Treasurers tend to be kept until one of the following happens:
* the Treasurer accepts appointment to a role outside politics (for instance, a major embassy)
* the Treasurer is forced to resign for health reasons
* the Treasurer becomes the Prime Minister, attempts to do so or is a casualty of a change in Prime Minister
* the Treasurer is the Prime Minister but stands down from one role to focus on the other
* the Treasurer is forced to resign, temporarily or permanently, because of a scandal affecting only themselves and not the rest of the government
Billy Hughes had six Treasurers in eight years as a result of party-switching and a succession of retirements. However, instability in the position for reasons other than the above has often been a bad sign. The McMahon government, the second Whitlam government, the first Menzies government, and the second Keating government all replaced Treasurers for reasons other than the above and were all defeated.
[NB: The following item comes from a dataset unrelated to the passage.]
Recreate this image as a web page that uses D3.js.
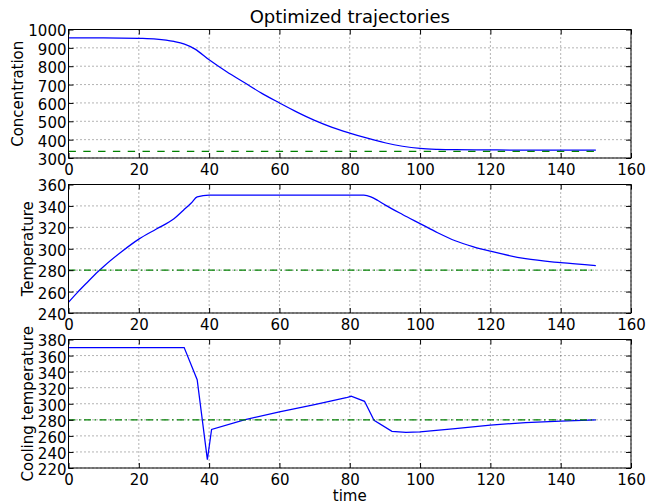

Especially for a government that made economic constraint such a crucial part of its election campaign, having to throw the Treasurer under the bus because he was perceived as not up to it would be a bad look and a massive admission of policy defeat. If removing Hockey is being seriously considered then it might be a good idea to find him a juicy position outside politics somewhere.
If there is another Newspoll there will be one more, probably short, article in this series for the year. Fieldwork over summer means it it possible the next instalment after that won't be til the second week of February.
Meanwhile, a valuable resource I should make note of is the Hawker-Britton analysis of Senate voting patterns. Also of interest in that light was this Galaxy polling showing that NSW voters, both Labor and Coalition alike, would support a fresh election "to make the Senate more workable". Of course, to achieve that aim under a double dissolution would certainly require electoral reform first.